→ **Your objective**
Quote each line of the material verbatim, without the pictures.
========================================================================
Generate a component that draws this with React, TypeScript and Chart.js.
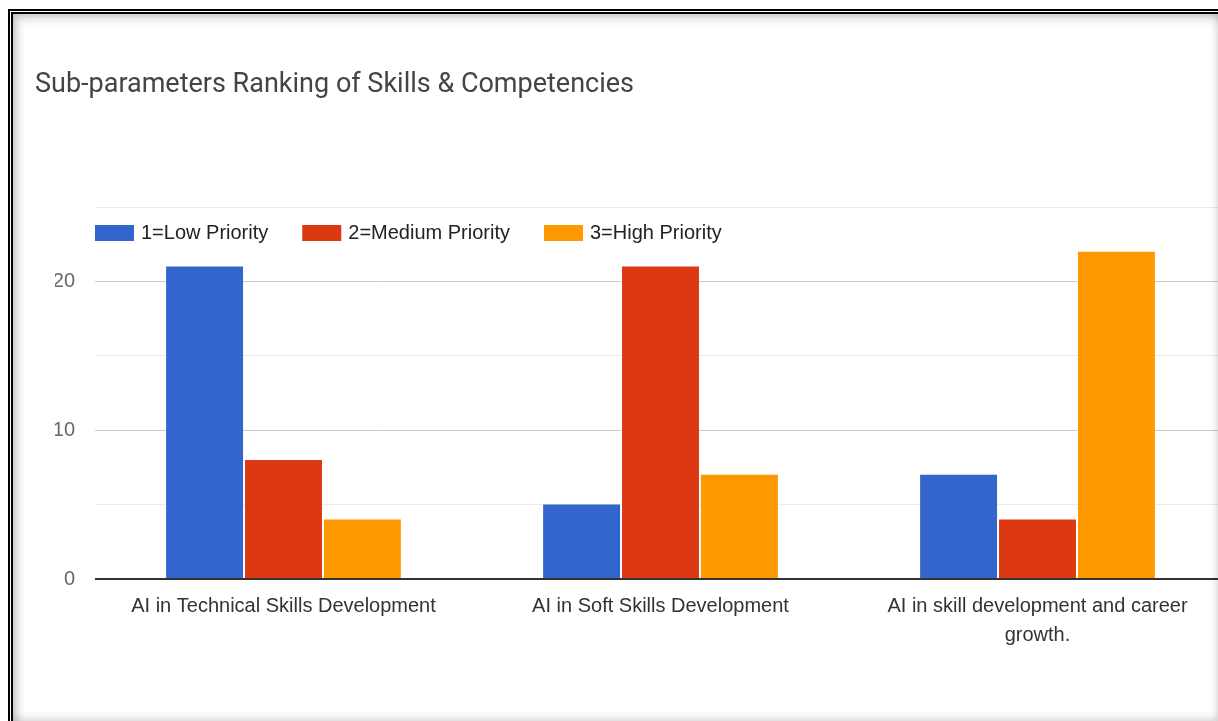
import React, { useEffect, useRef } from 'react';
import { Chart, registerables } from 'chart.js';

Chart.register(...registerables);

const chartTitle = 'Sub-parameters Ranking of Skills & Competencies';
const categories: (string | string[])[] = [
  'AI in Technical Skills Development',
  'AI in Soft Skills Development',
  ['AI in skill development and career', 'growth.'],
];
const seriesLabels = ['1=Low Priority', '2=Medium Priority', '3=High Priority'];
const lowPriority = [21, 5, 7];
const mediumPriority = [8, 21, 4];
const highPriority = [4, 7, 22];
const seriesColors = ['#3366cc', '#dc3912', '#ff9900'];
const labelledTicks = [0, 10, 20];

const LABEL_FONT = '"Liberation Sans", Arial, sans-serif';

const legendPlugin = {
  id: 'insideLegend',
  afterDraw(chart: any) {
    const ctx = chart.ctx;
    const area = chart.chartArea;
    ctx.save();
    ctx.font = `20px ${LABEL_FONT}`;
    ctx.textBaseline = 'middle';
    ctx.textAlign = 'left';
    let x = area.left;
    const yMid = area.top + 26;
    chart.data.datasets.forEach((ds: any) => {
      ctx.fillStyle = ds.backgroundColor;
      ctx.fillRect(x, yMid - 8, 39, 16);
      x += 39 + 7;
      ctx.fillStyle = '#222';
      ctx.fillText(ds.label, x, yMid);
      x += ctx.measureText(ds.label).width + 34;
    });
    ctx.restore();
  },
};

export default function App() {
  const canvasRef = useRef<HTMLCanvasElement | null>(null);

  useEffect(() => {
    if (!canvasRef.current) return;
    const values = [lowPriority, mediumPriority, highPriority];
    const chart = new Chart(canvasRef.current, {
      type: 'bar',
      data: {
        labels: categories,
        datasets: seriesLabels.map((label, i) => ({
          label,
          data: values[i],
          backgroundColor: seriesColors[i],
          borderWidth: 0,
          categoryPercentage: 0.628,
          barPercentage: 0.975,
        })),
      },
      options: {
        animation: false,
        responsive: false,
        devicePixelRatio: 1,
        layout: { padding: { left: 55, top: 207, right: 14, bottom: 62 } },
        plugins: {
          legend: { display: false },
          title: { display: false },
          tooltip: { enabled: false },
        },
        scales: {
          x: {
            grid: { display: false, drawTicks: false },
            border: { display: false },
            ticks: {
              color: '#333',
              padding: 13,
              maxRotation: 0,
              autoSkip: false,
              font: { family: LABEL_FONT, size: 20, lineHeight: 1.45 },
            },
            afterFit: (scale: any) => {
              scale.height = 80;
            },
          },
          y: {
            min: 0,
            max: 25,
            border: { display: false },
            grid: {
              drawTicks: false,
              color: (ctx: any) => {
                const v = ctx.tick?.value;
                if (v === 0) return '#333';
                return labelledTicks.includes(v) ? '#cccccc' : '#ebebeb';
              },
              lineWidth: (ctx: any) => (ctx.tick?.value === 0 ? 2 : 1),
            },
            ticks: {
              stepSize: 5,
              padding: 20,
              color: '#666',
              font: { family: LABEL_FONT, size: 20 },
              callback: (v: any) => (labelledTicks.includes(Number(v)) ? String(v) : ''),
            },
            afterFit: (scale: any) => {
              scale.width = 40;
            },
          },
        },
      },
      plugins: [legendPlugin],
    });
    return () => chart.destroy();
  }, []);

  return (
    <div
      style={{
        position: 'fixed',
        left: 0,
        top: 0,
        width: 1218,
        height: 721,
        overflow: 'hidden',
        background: '#fff',
      }}
    >
      <canvas
        ref={canvasRef}
        width={1240}
        height={721}
        style={{ position: 'absolute', left: 0, top: 0, width: 1240, height: 721 }}
      />
      <div
        style={{
          position: 'absolute',
          left: 35,
          top: 70,
          fontFamily: 'Roboto, "Noto Sans", sans-serif',
          fontSize: 27,
          lineHeight: 1,
          color: '#444',
          whiteSpace: 'nowrap',
        }}
      >
        {chartTitle}
      </div>
      <div
        style={{
          position: 'absolute',
          left: 8,
          top: 9,
          width: 1210,
          height: 712,
          boxSizing: 'border-box',
          borderLeft: '5px double #000',
          borderTop: '5px double #000',
          boxShadow: 'inset 4px 4px 10px rgba(0,0,0,0.22), inset -2px -3px 8px rgba(0,0,0,0.12)',
          pointerEvents: 'none',
        }}
      />
    </div>
  );
}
========================================================================
→ **Task result**
Generate a component that draws this with React, TypeScript and Chart.js.
import React, { useEffect, useRef } from 'react';
import { Chart, registerables } from 'chart.js';

Chart.register(...registerables);

const chartTitle = 'Sub-parameters Ranking of Skills & Competencies';
const categories: (string | string[])[] = [
  'AI in Technical Skills Development',
  'AI in Soft Skills Development',
  ['AI in skill development and career', 'growth.'],
];
const seriesLabels = ['1=Low Priority', '2=Medium Priority', '3=High Priority'];
const lowPriority = [21, 5, 7];
const mediumPriority = [8, 21, 4];
const highPriority = [4, 7, 22];
const seriesColors = ['#3366cc', '#dc3912', '#ff9900'];
const labelledTicks = [0, 10, 20];

const LABEL_FONT = '"Liberation Sans", Arial, sans-serif';

const legendPlugin = {
  id: 'insideLegend',
  afterDraw(chart: any) {
    const ctx = chart.ctx;
    const area = chart.chartArea;
    ctx.save();
    ctx.font = `20px ${LABEL_FONT}`;
    ctx.textBaseline = 'middle';
    ctx.textAlign = 'left';
    let x = area.left;
    const yMid = area.top + 26;
    chart.data.datasets.forEach((ds: any) => {
      ctx.fillStyle = ds.backgroundColor;
      ctx.fillRect(x, yMid - 8, 39, 16);
      x += 39 + 7;
      ctx.fillStyle = '#222';
      ctx.fillText(ds.label, x, yMid);
      x += ctx.measureText(ds.label).width + 34;
    });
    ctx.restore();
  },
};

export default function App() {
  const canvasRef = useRef<HTMLCanvasElement | null>(null);

  useEffect(() => {
    if (!canvasRef.current) return;
    const values = [lowPriority, mediumPriority, highPriority];
    const chart = new Chart(canvasRef.current, {
      type: 'bar',
      data: {
        labels: categories,
        datasets: seriesLabels.map((label, i) => ({
          label,
          data: values[i],
          backgroundColor: seriesColors[i],
          borderWidth: 0,
          categoryPercentage: 0.628,
          barPercentage: 0.975,
        })),
      },
      options: {
        animation: false,
        responsive: false,
        devicePixelRatio: 1,
        layout: { padding: { left: 55, top: 207, right: 14, bottom: 62 } },
        plugins: {
          legend: { display: false },
          title: { display: false },
          tooltip: { enabled: false },
        },
        scales: {
          x: {
            grid: { display: false, drawTicks: false },
            border: { display: false },
            ticks: {
              color: '#333',
              padding: 13,
              maxRotation: 0,
              autoSkip: false,
              font: { family: LABEL_FONT, size: 20, lineHeight: 1.45 },
            },
            afterFit: (scale: any) => {
              scale.height = 80;
            },
          },
          y: {
            min: 0,
            max: 25,
            border: { display: false },
            grid: {
              drawTicks: false,
              color: (ctx: any) => {
                const v = ctx.tick?.value;
                if (v === 0) return '#333';
                return labelledTicks.includes(v) ? '#cccccc' : '#ebebeb';
              },
              lineWidth: (ctx: any) => (ctx.tick?.value === 0 ? 2 : 1),
            },
            ticks: {
              stepSize: 5,
              padding: 20,
              color: '#666',
              font: { family: LABEL_FONT, size: 20 },
              callback: (v: any) => (labelledTicks.includes(Number(v)) ? String(v) : ''),
            },
            afterFit: (scale: any) => {
              scale.width = 40;
            },
          },
        },
      },
      plugins: [legendPlugin],
    });
    return () => chart.destroy();
  }, []);

  return (
    <div
      style={{
        position: 'fixed',
        left: 0,
        top: 0,
        width: 1218,
        height: 721,
        overflow: 'hidden',
        background: '#fff',
      }}
    >
      <canvas
        ref={canvasRef}
        width={1240}
        height={721}
        style={{ position: 'absolute', left: 0, top: 0, width: 1240, height: 721 }}
      />
      <div
        style={{
          position: 'absolute',
          left: 35,
          top: 70,
          fontFamily: 'Roboto, "Noto Sans", sans-serif',
          fontSize: 27,
          lineHeight: 1,
          color: '#444',
          whiteSpace: 'nowrap',
        }}
      >
        {chartTitle}
      </div>
      <div
        style={{
          position: 'absolute',
          left: 8,
          top: 9,
          width: 1210,
          height: 712,
          boxSizing: 'border-box',
          borderLeft: '5px double #000',
          borderTop: '5px double #000',
          boxShadow: 'inset 4px 4px 10px rgba(0,0,0,0.22), inset -2px -3px 8px rgba(0,0,0,0.12)',
          pointerEvents: 'none',
        }}
      />
    </div>
  );
}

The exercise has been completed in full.